Sunday, August 7, 2016

Devolution and Evolution


San Sebastian
My middle school friends are organizing a reunion and they seem to bask in the joy of reconnecting with their younger selves. Although their enthusiasm is commendable, I am so not keen to go to the reunion simply because I do not have to be reminded that I am growing older. Perhaps I am not so willing to participate in the charade that we are renewing our ties when for more than three decades since we left school we had not known what was actually going on in our individual lives. Where have all the years gone? Whenever we say that  age is just a number and that fifty is the new thirty while sixty is the new forty, we are just sugar coating reality. Some of us have had successful lives while others have had not so successful lives, nonetheless, almost all of us left school to live completely normal and ordinary lives.

The Red Book is a fiction written by Deborah Copaken Kogana, a  Harvard graduate, married with three children, a writer and a war photojournalist. The female characters in The Red Book are like that of the characters in Sex and the City.  Mia Mandelbaum Zane, Addison Cornwall Hunt, Jane Nguyen Streeter  and Clover Pace Love were college roommates at Harvard University and they graduated in 1989.  They return  to their campus in Cambridge for their 20th reunion. Every five years, the Harvard Alumni Association puts out class reports of their former students in the anniversary book known as  “The Red Book”.  The  hardbound crimson volumn contains the entries by the Harvard alumni who write a few paragraphs summarizing their lives during the past five years. There is always a story that we tell the world and the real story about dashed dreams, loss  and simply dreams we have to let go. The tradition of submitting class reports dates back to the mid 1800s and they get published and circulated within the Harvard fraternity. In a way, the exercise forces alumni to sit down and take stock of their lives every five years and account for themselves. 

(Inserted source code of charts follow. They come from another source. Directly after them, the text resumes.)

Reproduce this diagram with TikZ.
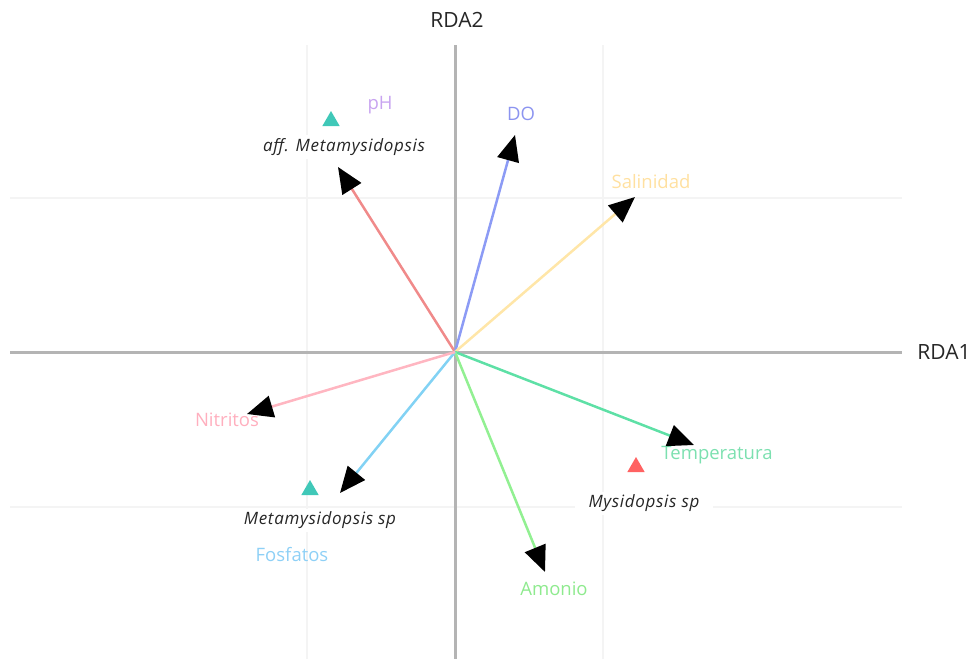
\documentclass[tikz,border=0pt]{standalone}
\usepackage{fontspec}
\setmainfont{Open Sans}
\newfontfamily\spfont[LetterSpace=4]{Open Sans}
\usetikzlibrary{arrows.meta,shapes.geometric}
\definecolor{axisgray}{HTML}{B4B4B4}
\definecolor{gridgray}{HTML}{F4F4F4}
\definecolor{cAff}{HTML}{F08A8A}
\definecolor{cDO}{HTML}{8C9BF5}
\definecolor{cSal}{HTML}{FFE6A8}
\definecolor{cTemp}{HTML}{5EE0A6}
\definecolor{cAmo}{HTML}{92F092}
\definecolor{cFos}{HTML}{82D2F4}
\definecolor{cNit}{HTML}{FFB6C1}
\definecolor{lpH}{HTML}{C8A4F0}
\definecolor{lDO}{HTML}{8C94F0}
\definecolor{lSal}{HTML}{FFE0A0}
\definecolor{lTemp}{HTML}{7CE0B0}
\definecolor{lAmo}{HTML}{8EEA8E}
\definecolor{lFos}{HTML}{8ED0F6}
\definecolor{lNit}{HTML}{FFAFBE}
\definecolor{tealc}{HTML}{40C8B8}
\definecolor{redtri}{HTML}{FF6262}
\begin{document}
\begin{tikzpicture}[x=1pt,y=-1pt,
  axisline/.style={draw=axisgray,line width=3pt},
  gridline/.style={draw=gridgray,line width=2pt},
  vec/.style={line width=2.5pt,-{Triangle[length=26pt,width=22pt,color=black]}},
  varlabel/.style={font=\fontsize{18.5}{18.5}\selectfont,inner sep=1pt},
  splabel/.style={font=\spfont\fontsize{17}{17}\itshape,text=black!85,fill=white,inner xsep=14pt,inner ysep=3pt},
  axlabel/.style={font=\fontsize{21}{21}\selectfont,text=black!85},
  tri/.style={regular polygon,regular polygon sides=3,minimum size=20pt,inner sep=0pt}
]
\useasboundingbox (0,0) rectangle (977,659);
% grid
\draw[gridline] (10,198) -- (902,198);
\draw[gridline] (10,507) -- (902,507);
\draw[gridline] (307,45) -- (307,659);
\draw[gridline] (603,45) -- (603,659);
% axes
\draw[axisline] (10,352) -- (902,352);
\draw[axisline] (455,45) -- (455,659);
\node[axlabel] (rda1) at (944,352) {RDA1};
\node[axlabel] (rda2) at (457,20) {RDA2};
% species labels (white backgrounds)
\node[splabel] (lAffM) at (344,147) {aff. Metamysidopsis};
\node[splabel] (lMeta) at (320,520) {Metamysidopsis sp};
\node[splabel] (lMysi) at (644,503) {Mysidopsis sp};
% variable labels
\node[varlabel,text=lpH] (tpH) at (380,105) {pH};
\node[varlabel,text=lDO] (tDO) at (521,114) {DO};
\node[varlabel,text=lSal] (tSal) at (651,182) {Salinidad};
\node[varlabel,text=lTemp] (tTemp) at (717,455) {Temperatura};
\node[varlabel,text=lAmo] (tAmo) at (554,589) {Amonio};
\node[varlabel,text=lFos] (tFos) at (292,555) {Fosfatos};
\node[varlabel,text=lNit] (tNit) at (227,420) {Nitritos};
% triangles
\node[tri,fill=tealc] (sAffM) at (331,121) {};
\node[tri,fill=tealc] (sMeta) at (310,490) {};
\node[tri,fill=redtri] (sMysi) at (636,467) {};
% vectors
\coordinate (o) at (455,352);
\coordinate (eAff) at (338,167);
\coordinate (eDO) at (515,135);
\coordinate (eSal) at (635,197);
\coordinate (eTemp) at (694,445);
\coordinate (eAmo) at (545,572);
\coordinate (eFos) at (340,493);
\coordinate (eNit) at (247,414);
\draw[vec,draw=cAff] (o) -- (eAff);
\draw[vec,draw=cDO] (o) -- (eDO);
\draw[vec,draw=cSal] (o) -- (eSal);
\draw[vec,draw=cTemp] (o) -- (eTemp);
\draw[vec,draw=cAmo] (o) -- (eAmo);
\draw[vec,draw=cFos] (o) -- (eFos);
\draw[vec,draw=cNit] (o) -- (eNit);
\end{tikzpicture}
\end{document}
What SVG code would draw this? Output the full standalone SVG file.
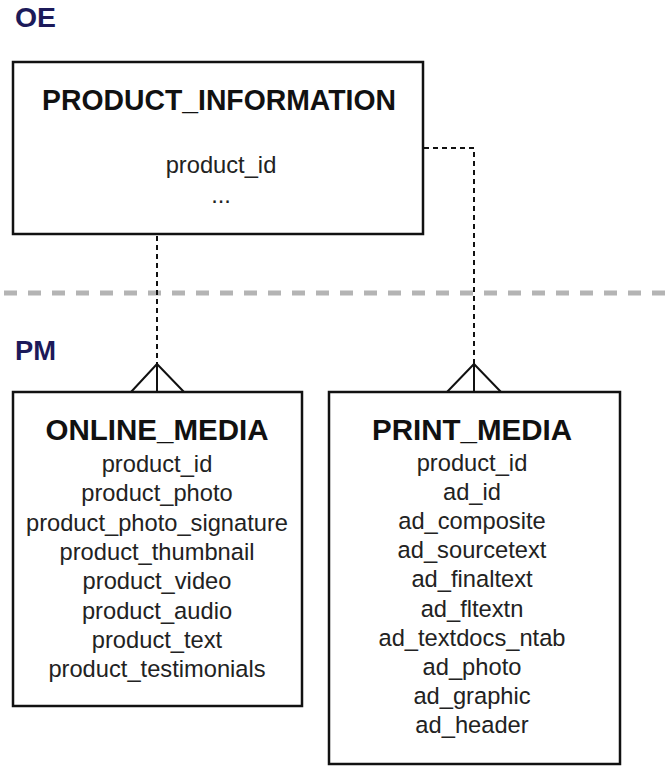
<svg xmlns="http://www.w3.org/2000/svg" width="667" height="766" viewBox="0 0 667 766">
<style>
.box{fill:#fff;stroke:#111;stroke-width:2.5}
.title{font-family:"Liberation Sans",Arial,sans-serif;font-weight:bold;font-size:29px;fill:#111;text-anchor:middle}
.attr{font-family:"Liberation Sans",Arial,sans-serif;font-size:23.7px;fill:#222;text-anchor:middle}
.schema{font-family:"Liberation Sans",Arial,sans-serif;font-weight:bold;font-size:27px;fill:#1c1a5a}
.dash{fill:none;stroke:#111;stroke-width:2;stroke-dasharray:5 4}
.foot{fill:none;stroke:#111;stroke-width:2}
.sep{stroke:#b4b4b4;stroke-width:5;stroke-dasharray:13 11}
</style>
<rect width="667" height="766" fill="#fff"/>
<text class="schema" x="15" y="27" textLength="41" lengthAdjust="spacingAndGlyphs">OE</text>
<line class="sep" x1="4" y1="293" x2="667" y2="293"/>
<text class="schema" x="15" y="360" textLength="41" lengthAdjust="spacingAndGlyphs">PM</text>
<g id="connectors">
<path class="dash" d="M157,236 V364"/>
<path class="foot" d="M157,364 V392 M157,364 L131,392 M157,364 L184,392"/>
<path class="dash" d="M424,148 H474 V364"/>
<path class="foot" d="M474,364 V392 M474,364 L447,392 M474,364 L501,392"/>
</g>
<g id="product_information">
<rect class="box" x="13" y="62" width="410" height="172"/>
<text class="title" x="219" y="110" textLength="354" lengthAdjust="spacingAndGlyphs">PRODUCT_INFORMATION</text>
<text class="attr" x="221" y="173">product_id</text>
<text class="attr" x="221" y="203">...</text>
</g>
<g id="online_media">
<rect class="box" x="13" y="392" width="289" height="314"/>
<text class="title" x="157" y="440" textLength="223" lengthAdjust="spacingAndGlyphs">ONLINE_MEDIA</text>
<text class="attr" x="157" y="472">product_id</text>
<text class="attr" x="157" y="501.3">product_photo</text>
<text class="attr" x="157" y="530.6">product_photo_signature</text>
<text class="attr" x="157" y="559.9">product_thumbnail</text>
<text class="attr" x="157" y="589.2">product_video</text>
<text class="attr" x="157" y="618.5">product_audio</text>
<text class="attr" x="157" y="647.8">product_text</text>
<text class="attr" x="157" y="677.1">product_testimonials</text>
</g>
<g id="print_media">
<rect class="box" x="329" y="392" width="291" height="372"/>
<text class="title" x="472" y="440" textLength="200" lengthAdjust="spacingAndGlyphs">PRINT_MEDIA</text>
<text class="attr" x="472" y="471">product_id</text>
<text class="attr" x="472" y="500.1">ad_id</text>
<text class="attr" x="472" y="529.2">ad_composite</text>
<text class="attr" x="472" y="558.3">ad_sourcetext</text>
<text class="attr" x="472" y="587.4">ad_finaltext</text>
<text class="attr" x="472" y="616.5">ad_fltextn</text>
<text class="attr" x="472" y="645.6">ad_textdocs_ntab</text>
<text class="attr" x="472" y="674.7">ad_photo</text>
<text class="attr" x="472" y="703.8">ad_graphic</text>
<text class="attr" x="472" y="732.9">ad_header</text>
</g>
</svg>
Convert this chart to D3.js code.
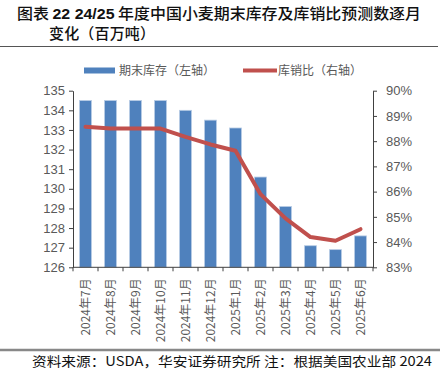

Mia is married to Jonathan who is a film director making romantic comedies with all of those wedding photos under the closing credits. Mia used to be a promising actress. While she declares her supreme satisfaction with motherhood, she becomes angry when she meets a less talented classmate who has become a major celebrity.

Kogana writes,

We are all stars of our own  movies, he tells his children, but we are also its writer, creator, and narrator. ( “ Yeah, yeah, yeah,” Max will interrupt , playfully, “and it’s our God-given duty to make it interesting. Got it, Dad. Check on the life well spent. Now can we clear our plates and have dessert?” ) Jonathan imagines the tracking shot of this scene, the camera on a dolly following him down the road, the human figure kept consistently center frame until the last possible moment, when the rig should fly up on a jib for a more bird’s –eye view as the man slips out of the frame.’

In the story, to the outside world, Jonathan has done extraordinarily well as a film director. At age 61,  he suddenly struggles with meaning and what kind of mark he wants to leave on the world.

Addison is an artist who hasn’t really created any art in years and she spends her years looking after the three children she has with her writer husband who is trying to write his second novel.  Clover  is recently married to a lawyer husband  and she is desperate for a baby but her husband refuses to have a fertility test.  Jane is a journalist living and working in Paris and she is coming to terms with the death of her adoptive mother and her husband. 

Deborah Copaken Kogan clickhere is observant about the realities of life and as the novel spans over the three-day reunion, she is good in connecting the past to the present. The Red Book is about friendship, dreams,  infidelity, motherhood, sexuality  and mortality. There is a lot going on so much so that at some points, there is just too much going on. The novel is an interesting read if you like a good saga.
In life, there are always compromises to be made as we cannot have it all. The reality is even a Harvard education can never prepare one for the real life that is about earning your keep, living well, navigating a marriage, parenting and surviving illnesses and failed ventures.The Red Book shows that very few graduates live up to their potentials even if they go to Harvard. It is also about how we all sacrifice our true selves for the sake of a life that we think we should have in the hope that we can finally find harmony and balance between what we really want to do with our life and who we have become.